The pair were said to have stolen two parcels containing £32,500 in cash. They claimed that evidence against them was fabricated and they were granted a retrial last year after the Appeal Court heard about investigations into Flying Squad officers.


Independent
30 March 2000
Robbers freed after 'unfair' trial

By Jason Bennetto, Crime Correspondent

Two armed robbers, nicknamed "Mad Dog" and "Chainsaw Woody", walked free from court yesterday after a judge ruled they could not have a fair trial because of the involvement of allegedly corrupt Scotland Yard officers in the case.

John Woodruff, 63, and William Hickson, 56, had been accused of taking part in the robbery of £33,000 from a post office in Manor Park, east London, in January 1996, armed with a handgun and a bottle of ammonia. They were jailed for 15 years each in 1997 for the crime but the Court of Appeal ordered a retrial into the case after the officer who investigated their case was arrested on corruption allegations. The defendants claimed weapons had been planted on them.

Their case is one of the first to be overturned because of allegations that trials involving officers accused of wrong-doing in the Metropolitan Police's anti-corruption drive are now tainted. Dozens of convictions are being challenged after the corruption purge at the Yard.

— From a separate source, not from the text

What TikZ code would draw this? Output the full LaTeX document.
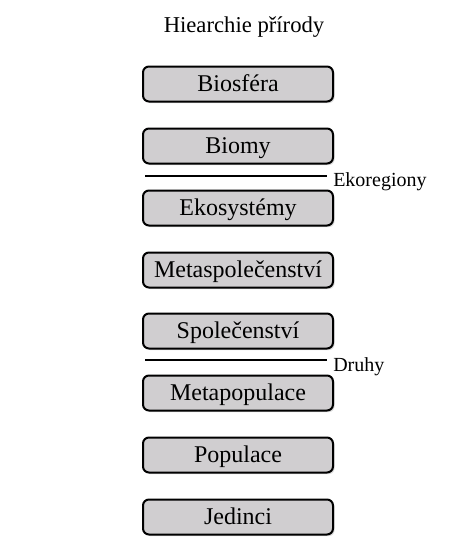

At the Old Bailey yesterday, Judge Grigson cleared the men of conspiracy to rob. He said: "It is my judgement that no fair trial is possible. Serious allegations were made against 25 members of the squad, including the officer in charge ... of the operation involving these defendants."

"Mad Dog" Hickson and "Chainsaw Woody" Woodruff, both from east London, have been sentenced in total to 60 years in prison for a series of multi-million-pound robberies. In the Sixties Woodruff was jailed for 12 years for armed robberies with sawn-off shotguns. He was jailed again in 1979 for 18 years for his part in a robbery in Banstead, Surrey, in which an armed gang waylaid a security van, cut into it with a chainsaw and stole more than £1m.

Hickson was arrested after the £6m robbery on a Security Express depot in 1983. Accused of handling cash from the robbery, he was jailed for six years and then went to ground.